Archbishop Migliore said human rights violations continue and that the Declaration on the Rights of Indigenous Peoples, passed by the General Assembly in September 2007, is not being fully implemented.
Corporations should conduct their enterprise in a way that “does not harm the rights of indigenous peoples” and “promotes responsible use of the environment,” he said.
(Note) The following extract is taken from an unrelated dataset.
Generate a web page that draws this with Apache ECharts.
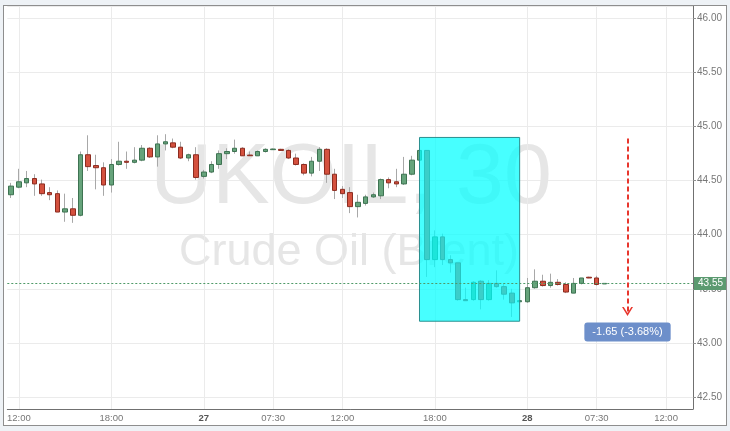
<!DOCTYPE html>
<html>
<head>
<meta charset="utf-8">
<script src="https://cdn.jsdelivr.net/npm/echarts@6/dist/echarts.min.js"></script>
<style>
    html, body { margin: 0; padding: 0; background: #eef2f6; }
    #frame { position: absolute; left: 3px; top: 5px; width: 722px; height: 419px; border: 1px solid #8e8e8e; background: #fff; }
    #chart { width: 722px; height: 419px; }
</style>
</head>
<body>
<div id="frame"><div id="chart"></div></div>
<script>
// 30分钟K线, 日期 + 时间
let categories = [
    '26 11:30', '26 12:00', '26 12:30', '26 13:00', '26 13:30', '26 14:00', '26 14:30', '26 15:00', '26 15:30', '26 16:00', '26 16:30', '26 17:00', '26 17:30',
    '26 18:00', '26 18:30', '26 19:00', '26 19:30', '26 20:00', '26 20:30', '26 21:00', '26 21:30', '26 22:00', '26 22:30', '26 23:00', '26 23:30',
    '27 03:00', '27 03:30', '27 04:00', '27 04:30', '27 05:00', '27 05:30', '27 06:00', '27 06:30', '27 07:00', '27 07:30', '27 08:00', '27 08:30',
    '27 09:00', '27 09:30', '27 10:00', '27 10:30', '27 11:00', '27 11:30', '27 12:00', '27 12:30', '27 13:00', '27 13:30', '27 14:00', '27 14:30',
    '27 15:00', '27 15:30', '27 16:00', '27 16:30', '27 17:00', '27 17:30', '27 18:00', '27 18:30', '27 19:00', '27 19:30', '27 20:00', '27 20:30',
    '27 21:00', '27 21:30', '27 22:00', '27 22:30', '27 23:00', '27 23:30',
    '28 03:00', '28 03:30', '28 04:00', '28 04:30', '28 05:00', '28 05:30', '28 06:00', '28 06:30', '28 07:00', '28 07:30', '28 08:00', '28 08:30',
    '28 09:00', '28 09:30', '28 10:00', '28 10:30', '28 11:00', '28 11:30', '28 12:00', '28 12:30', '28 13:00', '28 13:30'
];

let openPrice = [
    44.37, 44.44, 44.48, 44.52, 44.47, 44.39, 44.38, 44.21, 44.24, 44.18, 44.74, 44.64, 44.62,
    44.46, 44.65, 44.68, 44.67, 44.69, 44.80, 44.72, 44.84, 44.85, 44.81, 44.71, 44.74,
    44.54, 44.58, 44.65, 44.75, 44.77, 44.80, 44.737, 44.73, 44.77, 44.787, 44.79, 44.78,
    44.71, 44.65, 44.57, 44.68, 44.79, 44.56, 44.42, 44.39, 44.26, 44.29, 44.35, 44.36,
    44.51, 44.49, 44.47, 44.56, 44.69, 44.78, 43.77, 43.98, 43.77, 43.74, 43.40, 43.40,
    43.57, 43.40, 43.55, 43.52, 43.46, 43.38,
    43.38, 43.51, 43.57, 43.53, 43.56, 43.54, 43.46, 43.55, 43.607, 43.60, 43.545
];
let closePrice = [
    44.45, 44.49, 44.52, 44.47, 44.38, 44.37, 44.21, 44.24, 44.18, 44.74, 44.63, 44.62, 44.46,
    44.65, 44.68, 44.67, 44.69, 44.80, 44.72, 44.84, 44.86, 44.81, 44.71, 44.74, 44.53,
    44.58, 44.65, 44.75, 44.77, 44.80, 44.73, 44.731, 44.77, 44.79, 44.793, 44.78, 44.71,
    44.65, 44.57, 44.68, 44.79, 44.56, 44.41, 44.38, 44.26, 44.30, 44.35, 44.37, 44.51,
    44.48, 44.47, 44.56, 44.69, 44.78, 43.77, 43.98, 43.77, 43.74, 43.40, 43.39, 43.56,
    43.40, 43.55, 43.52, 43.45, 43.37, 43.39,
    43.51, 43.57, 43.53, 43.56, 43.54, 43.47, 43.55, 43.60, 43.600, 43.54, 43.55
];
let lowPrice = [
    44.34, 44.43, 44.44, 44.36, 44.36, 44.32, 44.21, 44.12, 44.11, 44.17, 44.59, 44.42, 44.36,
    44.39, 44.64, 44.61, 44.66, 44.68, 44.71, 44.63, 44.78, 44.80, 44.70, 44.68, 44.51,
    44.52, 44.57, 44.61, 44.70, 44.75, 44.73, 44.728, 44.73, 44.76, 44.785, 44.775, 44.70,
    44.64, 44.55, 44.54, 44.59, 44.48, 44.33, 44.34, 44.20, 44.16, 44.27, 44.34, 44.33,
    44.43, 44.44, 44.46, 44.55, 44.68, 43.61, 43.70, 43.72, 43.65, 43.39, 43.39, 43.39,
    43.31, 43.39, 43.51, 43.40, 43.24, 43.31,
    43.37, 43.50, 43.52, 43.51, 43.53, 43.46, 43.46, 43.54, 43.598, 43.53, 43.545
];
let highPrice = [
    44.48, 44.61, 44.59, 44.56, 44.51, 44.44, 44.41, 44.38, 44.34, 44.77, 44.92, 44.74, 44.67,
    44.70, 44.86, 44.77, 44.81, 44.83, 44.81, 44.92, 44.93, 44.89, 44.86, 44.75, 44.81,
    44.60, 44.68, 44.78, 44.80, 44.88, 44.81, 44.77, 44.78, 44.80, 44.797, 44.795, 44.79,
    44.75, 44.66, 44.72, 44.81, 44.80, 44.61, 44.45, 44.44, 44.37, 44.37, 44.39, 44.52,
    44.53, 44.61, 44.72, 44.73, 44.80, 44.78, 44.04, 44.01, 43.81, 43.74, 43.51, 43.57,
    43.58, 43.58, 43.67, 43.55, 43.50, 43.39,
    43.60, 43.68, 43.63, 43.64, 43.59, 43.56, 43.60, 43.60, 43.612, 43.62, 43.55
];

// 横轴刻度
let tickCats = ['26 12:00', '26 18:00', '27 03:00', '27 07:30', '27 12:00', '27 18:00', '28 03:00', '28 07:30', '28 12:00'];
let tickText = ['12:00', '18:00', '27', '07:30', '12:00', '18:00', '28', '07:30', '12:00'];

let lastPrice = 43.55;
let changeText = '-1.65 (-3.68%)';
// 标注: 方框和箭头
let boxFrom = ['27 17:00', 44.90];
let boxTo = ['27 23:30', 43.20];
let arrowAt = '28 09:30';
let arrowFrom = 44.89;
let arrowTo = 43.29;

let upColor = '#66a37b', upBorder = '#3e7352';
let downColor = '#d4513e', downBorder = '#8c2c20';
let font = '"Liberation Sans", Arial, sans-serif';

let chart = echarts.init(document.getElementById('chart'));

let bodyData = [];
let wickData = [];
for (let i = 0; i < openPrice.length; i++) {
    bodyData.push([openPrice[i], closePrice[i], Math.min(openPrice[i], closePrice[i]), Math.max(openPrice[i], closePrice[i])]);
    wickData.push([openPrice[i], closePrice[i], lowPrice[i], highPrice[i]]);
}

function isTick(index, value) {
    return tickCats.indexOf(value) >= 0;
}

let option = {
    animation: false,
    textStyle: {fontFamily: font},
    grid: {left: 0, top: 0, width: 689, height: 403},
    graphic: [
        {
            type: 'text', x: 347, y: 173, z: 1, silent: true,
            style: {text: 'UKOIL, 30', font: '86px ' + font, fill: '#e6e6e6', align: 'center', verticalAlign: 'middle'}
        },
        {
            type: 'text', x: 345, y: 247, z: 1, silent: true,
            style: {text: 'Crude Oil (Brent)', font: '45px ' + font, fill: '#e6e6e6', align: 'center', verticalAlign: 'middle'}
        }
    ],
    xAxis: {
        type: 'category',
        data: categories,
        boundaryGap: true,
        axisLine: {lineStyle: {color: '#707070'}},
        axisTick: {interval: isTick, alignWithLabel: true, length: 3, lineStyle: {color: '#909090'}},
        axisLabel: {
            interval: isTick,
            margin: 4,
            fontSize: 9.5,
            color: '#777',
            formatter: function (value) {
                let t = tickText[tickCats.indexOf(value)] || '';
                return t.length === 2 ? '{d|' + t + '}' : t;
            },
            rich: {d: {fontWeight: 'bold', color: '#555', fontSize: 9.5}}
        },
        splitLine: {show: false}
    },
    yAxis: {
        type: 'value',
        position: 'right',
        scale: true,
        min: 42.388,
        max: 46.116,
        splitNumber: 7,
        minInterval: 0.5,
        maxInterval: 0.5,
        axisLine: {show: true, lineStyle: {color: '#707070'}},
        axisTick: {show: true, length: 3, lineStyle: {color: '#909090'}},
        axisLabel: {
            margin: 4, fontSize: 10, color: '#777', showMinLabel: false, showMaxLabel: false,
            formatter: function (v) { return v.toFixed(2); }
        },
        splitLine: {lineStyle: {color: '#ebebeb'}}
    },
    series: [
        {
            name: 'wick',
            type: 'candlestick',
            data: wickData,
            barWidth: 0.5,
            z: 2,
            itemStyle: {color: '#aaa', color0: '#aaa', borderColor: '#a8a8a8', borderColor0: '#a8a8a8', borderWidth: 1},
            markLine: {
                z: 1, silent: true, symbol: ['none', 'none'], label: {show: false},
                lineStyle: {color: '#ebebeb', type: 'solid', width: 1},
                data: tickCats.map(function (c) { return {xAxis: c}; })
            }
        },
        {
            name: 'UKOIL',
            type: 'candlestick',
            data: bodyData,
            barWidth: 5,
            z: 3,
            itemStyle: {color: upColor, color0: downColor, borderColor: upBorder, borderColor0: downBorder, borderWidth: 1},
            markArea: {
                z: 10, silent: true,
                itemStyle: {color: 'rgba(0,255,255,0.72)', borderColor: '#2a8f8f', borderWidth: 1},
                data: [[{xAxis: boxFrom[0], yAxis: boxFrom[1]}, {xAxis: boxTo[0], yAxis: boxTo[1]}]]
            },
            markLine: {
                z: 12, silent: true,
                symbol: ['none', 'none'],
                lineStyle: {color: '#4f9a68', type: [2, 2], width: 1},
                data: [
                    {
                        yAxis: lastPrice,
                        lineStyle: {color: '#4f9a68', type: [2, 2], width: 1},
                        label: {
                            show: true, position: 'end', distance: 1, formatter: lastPrice.toFixed(2),
                            color: '#fff', backgroundColor: '#5b9a70', padding: [2, 4, 1, 4], fontSize: 10
                        }
                    },
                    [
                        {xAxis: arrowAt, yAxis: arrowFrom, symbol: 'none'},
                        {
                            xAxis: arrowAt, yAxis: arrowTo,
                            symbol: 'path://M0,10 L5,0 L10,10 L8.4,10 L5,3.4 L1.6,10 Z', symbolSize: [11, 9],
                            lineStyle: {color: '#e8362d', type: [5, 3], width: 2},
                            label: {
                                show: true, position: 'end', distance: 11, formatter: changeText,
                                color: '#fff', backgroundColor: '#6d8fca', padding: [4, 8], borderRadius: 3, fontSize: 11
                            }
                        }
                    ]
                ]
            }
        }
    ]
};
chart.setOption(option);
</script>
</body>
</html>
Countries also need to make sure the promotion of initiatives to defend the rights of indigenous peoples are honored, he added.
The archbishop said the issue of food insecurity must to be addressed within a long-term point of view to eliminate “the structural causes that give rise to it” and promote agricultural development in poorer countries.
Agricultural reform “requires of indigenous populations greater investment in rural infrastructures, irrigation systems, transportation and organization of markets as well as greater access to agricultural technology,” Archbishop Migliore said.
It is necessary to create a public conscience which recognizes that food and access to water are the universal rights of all people, without distinction or discrimination, he said. “The right to food, like the right to water, has an important place within the pursuit of other rights, beginning with the fundamental right to life.”
“Openness to life has long been at the center of the indigenous people’s spirituality and if personal and social sensitivity toward the acceptance of new life is lost, then other forms of acceptance that are valuable for society also wither away,” he said.
Archbishop Migliore also said the world must remember the vulnerability of indigenous peoples, especially women and children, to HIV and AIDS and that “special attention and appropriate health education is essential to preventing its transmission.”
“The fundamental dignity of every person and promotion of human rights remain the most effective strategy for their comprehensive development,” he said.